Within a few steps of the fountain, you can enter the Biblioteca Salaborsa, a public library housed in the former Stock Exchange building with glass floors that reveal Roman archaeological remains below. Admission to the building is free, and many visitors combine a short look at the excavations with time at the fountain. On the other side of Piazza Maggiore, the Basilica of San Petronio offers another major, usually low-cost attraction, with modest fees for access to certain chapels or the panoramic terrace when open.
Food and drink prices in the immediate vicinity of the fountain reflect its central location. A coffee at a historic cafe directly on Piazza Maggiore can cost noticeably more than one ordered a few streets away, where a standard espresso at the counter often remains in the range typical for Italian cities. Many travelers choose to take their photos at the fountain, then step two or three blocks under the porticoes toward streets like Via d’Azeglio or Via Oberdan for more moderately priced snacks and aperitivi.
Safety, Accessibility and Photography Tips
Piazza del Nettuno is generally considered safe, especially during the day and early evening, when it is filled with locals and tourists. Still, as in any busy urban square, pickpocketing can occur. When you are absorbed in photographing the fountain or listening to a guide, keep your bag zipped and in front of you, and avoid leaving cameras or phones on the low stone steps unattended. Late at night, foot traffic decreases, but there are usually still people crossing the square, and the area remains lit.
The square’s surface is mostly flat, with a mix of large stone slabs and sections of older paving that can be slightly uneven or slippery after rain. Visitors using wheelchairs or strollers can generally approach quite close to the fountain, though the final step up to the lowest stone ring around the basin requires assistance and is not strictly necessary for a good view. If you have mobility concerns, entering from the Piazza Maggiore side typically provides the smoothest approach.
For photography, the main challenge is balancing crowds and light. Midday offers even illumination but also the highest concentration of people in front of the fountain. If you want clearer frames, aim for shortly after sunrise or around the blue hour after sunset, when artificial lighting adds depth to the scene. A focal length around 24 to 35 millimeters on a full-frame camera is wide enough to capture Neptune and the surrounding buildings without too much distortion, while a slightly longer lens helps isolate details like the nereids and inscriptions.

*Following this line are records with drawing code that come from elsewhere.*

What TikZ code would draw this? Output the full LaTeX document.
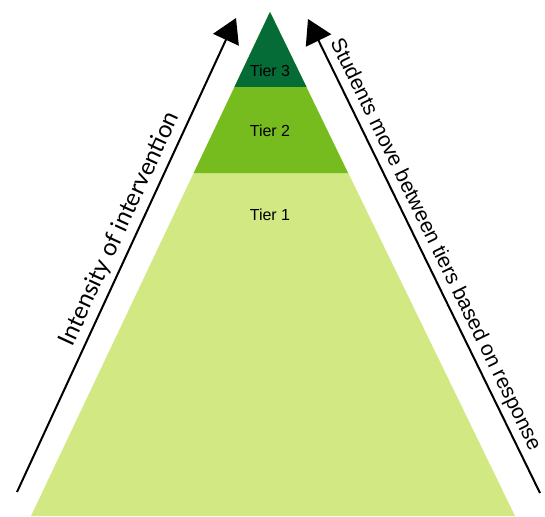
\documentclass[tikz,border=0pt]{standalone}
\usepackage{fontspec}
\setmainfont{Liberation Sans}
\newfontfamily\latofont{Lato}
\usetikzlibrary{arrows.meta}
\definecolor{tierthree}{HTML}{056B37}
\definecolor{tiertwo}{HTML}{77BC1F}
\definecolor{tierone}{HTML}{D1E883}
\tikzset{
  bigtip/.tip={Triangle[length=24pt,width=28pt]},
  bigarrow/.style={line width=2pt,-bigtip},
  tierlabel/.style={font=\fontsize{16}{19}\selectfont},
}
\begin{document}
\begin{tikzpicture}[x=1pt,y=-1pt]
\useasboundingbox (0,0) rectangle (545,516);
\coordinate (A) at (270,12);
\fill[tierone] (A) -- (31,516) -- (515,516) -- cycle;
\fill[tiertwo] (A) -- (193.7,173) -- (348,173) -- cycle;
\fill[tierthree] (A) -- (234.4,87) -- (306.5,87) -- cycle;
\node[tierlabel] (t3) at (270,71) {Tier 3};
\node[tierlabel] (t2) at (270,131) {Tier 2};
\node[tierlabel] (t1) at (270,215) {Tier 1};
\coordinate (L0) at (17,492);
\coordinate (L1) at (236,18);
\draw[bigarrow] (L0) -- node[sloped,above,pos=.54,inner sep=5pt,font=\latofont\fontsize{24}{28}\selectfont] (intens) {Intensity of intervention} (L1);
\coordinate (R0) at (308,19);
\coordinate (R1) at (540,493);
\draw[bigarrow,bigtip-] (R0) -- node[sloped,above,pos=.49,inner sep=4pt,font=\fontsize{21}{25}\selectfont] (move) {Students move between tiers based on response} (R1);
\end{tikzpicture}
\end{document}
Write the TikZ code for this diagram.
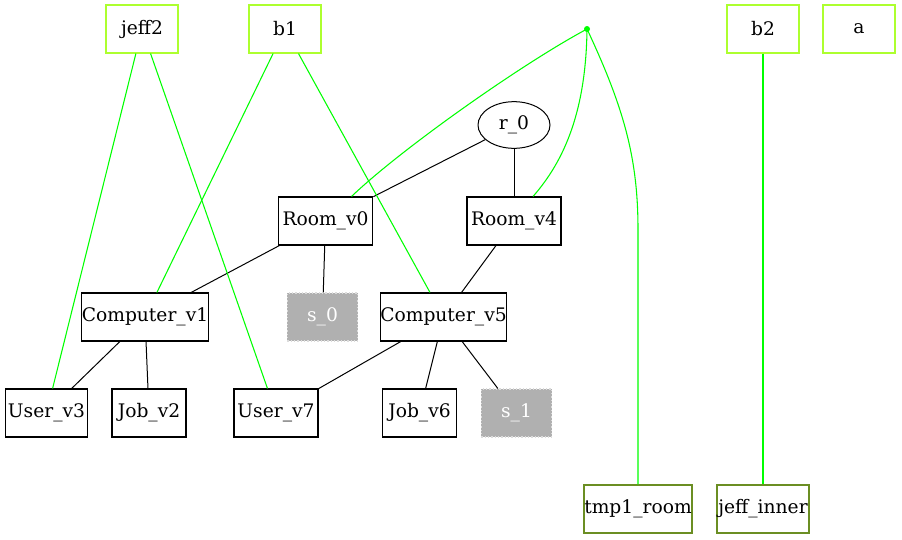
\documentclass[tikz,border=0pt]{standalone}
\usepackage{fontspec}
\setmainfont{DejaVu Serif}
\usetikzlibrary{shapes.geometric}
\definecolor{gyel}{RGB}{173,255,47}
\definecolor{egreen}{RGB}{0,255,0}
\definecolor{oliveb}{RGB}{107,142,35}
\definecolor{sgray}{RGB}{176,176,176}
\definecolor{sdot}{RGB}{220,220,220}
\begin{document}
\begin{tikzpicture}[x=0.75pt,y=-0.75pt,
  every node/.style={font=\fontsize{14}{16}\selectfont, inner sep=0pt, line width=0.8pt},
  bbox/.style={draw=black, rectangle, minimum height=36pt},
  topbox/.style={draw=gyel, rectangle, minimum height=36pt, minimum width=54pt},
  botbox/.style={draw=oliveb, rectangle, minimum height=36pt},
  sbox/.style={draw=sdot, dash pattern=on 1pt off 1.5pt, fill=sgray, text=white, rectangle, minimum height=36pt, minimum width=53pt},
  bedge/.style={draw=black, line width=0.75pt},
  gedge/.style={draw=egreen, line width=0.8pt}]
\useasboundingbox (0,0) rectangle (902,539);
% top row
\node[topbox] (jeff2) at (142,29) {jeff2};
\node[topbox] (b1) at (285,29) {b1};
\node[circle, fill=egreen, minimum size=4.5pt] (dot) at (587,29) {};
\node[topbox] (b2) at (763,29) {b2};
\node[topbox] (a) at (859,29) {a};
% graph
\node[ellipse, draw=black, line width=0.75pt, minimum width=54pt, minimum height=35pt] (r0) at (514,125) {r\_0};
\node[bbox, minimum width=71pt] (room0) at (325.5,221) {Room\_v0};
\node[bbox, minimum width=70.5pt] (room4) at (514,221) {Room\_v4};
\node[bbox, minimum width=91.5pt] (comp1) at (145,317) {Computer\_v1};
\node[sbox] (s0) at (322.5,317) {s\_0};
\node[bbox, minimum width=92pt] (comp5) at (443.5,317) {Computer\_v5};
\node[bbox, minimum width=62pt] (user3) at (46.5,413) {User\_v3};
\node[bbox, minimum width=55.5pt] (job2) at (149,413) {Job\_v2};
\node[bbox, minimum width=63pt] (user7) at (276,413) {User\_v7};
\node[bbox, minimum width=56pt] (job6) at (419.5,413) {Job\_v6};
\node[sbox] (s1) at (516.5,413) {s\_1};
\node[botbox, minimum width=81pt] (tmp1) at (638,509) {tmp1\_room};
\node[botbox, minimum width=69pt] (jinner) at (763,509) {jeff\_inner};
% black edges
\draw[bedge] (r0) -- (room0);
\draw[bedge] (r0) -- (room4);
\draw[bedge] (room0) -- (comp1);
\draw[bedge] (room0) -- (s0);
\draw[bedge] (room4) -- (comp5);
\draw[bedge] (comp1) -- (user3);
\draw[bedge] (comp1) -- (job2);
\draw[bedge] (comp5) -- (user7);
\draw[bedge] (comp5) -- (job6);
\draw[bedge] (comp5) -- (s1);
% green edges
\draw[gedge] (jeff2) -- (user3);
\draw[gedge] (jeff2) -- (user7);
\draw[gedge] (b1) -- (comp1);
\draw[gedge] (b1) -- (comp5);
\draw[gedge] (b2) -- (jinner);
\draw[gedge] (dot.center) .. controls (520,65) and (400,150) .. ([xshift=19.5pt]room0.north);
\draw[gedge] (dot.center) .. controls (586,110) and (565,160) .. ([xshift=14.25pt]room4.north);
\draw[gedge] (dot.center) .. controls (625,110) and (638,160) .. (638,230) -- (tmp1.north);
\end{tikzpicture}
\end{document}
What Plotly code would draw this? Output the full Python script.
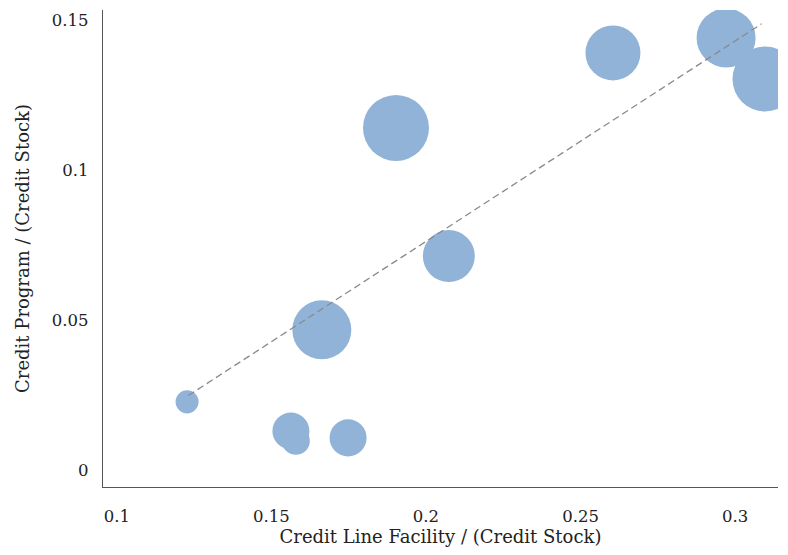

Respecting other visitors while photographing is part of the experience. Avoid setting up shots that require blocking the main paths people use to cross the square, and keep in mind that street musicians and performers near the fountain are working. If a large group is listening to a busker or guide right in front of your preferred angle, rather than pushing through, it is often easier and more pleasant to circle to another side of the basin or wait a few minutes for the crowd to shift.
The Takeaway
Seeing the Fountain of Neptune for the first time is less about ticking off a sight and more about understanding how history, daily life and careful conservation meet in one compact square. You are looking at a 16th century statement of power and artistry that has survived centuries of use, neglect and restoration, yet still serves as a casual meeting point for students and neighbors.
With a bit of preparation, you can avoid the common pitfalls that lead to fines or disappointing photos, and instead focus on the monument’s stories, details and setting. Choose your time of day deliberately, treat the fountain with the same respect you would give an indoor masterpiece, and allow yourself a few extra minutes to walk around it slowly and notice the play of water, bronze and stone.
Whether you stop by for a quick look between museum visits or return several times at different hours, the Fountain of Neptune offers a concise introduction to Bologna itself: layered with history, animated by everyday life and best appreciated when you take the time to look a little closer.
FAQ
Q1. Is there an entry fee or opening hours for the Fountain of Neptune?
The fountain stands in an open public square, so there is no ticket and no formal opening or closing time. You can view it at any hour.
Q2. Can I touch or climb on the Fountain of Neptune?
No. Climbing on the fountain, entering the basin or sitting on the higher levels is prohibited and can result in substantial on-the-spot fines from local police.
Q3. Is it allowed to throw coins into the Fountain of Neptune like at Trevi Fountain?
Throwing coins is not encouraged, as it complicates maintenance of the pumps and filters. Unlike some fountains, there is no strong local tradition of coin tossing here.
Q4. What is the best time of day to photograph the fountain?
Early morning and early evening generally offer the most attractive light and fewer crowds. Nighttime lighting also creates striking reflections in the water.
Q5. Are guided tours necessary to appreciate the fountain?
Tours are not essential, but a short walking tour that includes the fountain can give helpful context about its symbolism, legends and recent restoration work.
Q6. Is the area around the Fountain of Neptune safe at night?
The square is usually busy and well lit in the evening and is considered reasonably safe, though normal precautions against petty theft still apply.
Q7. How close can visitors with limited mobility get to the fountain?
The surrounding square is largely flat, and visitors using wheelchairs or strollers can approach very close to the basin from the Piazza Maggiore side.
Q8. Are there public restrooms near the Fountain of Neptune?
There are paid public restrooms in and around Piazza Maggiore and in nearby public buildings, and many cafes in the area offer facilities for customers.
Q9. Can I eat or drink while sitting near the fountain?
You may carry food and drinks through the square, but placing items on the stone or leaving litter near the basin is considered disrespectful and should be avoided.
Q10. What other attractions can I combine with a visit to the fountain?
Popular nearby stops include Piazza Maggiore, the Basilica of San Petronio, Biblioteca Salaborsa and the medieval towers, all within a short walk.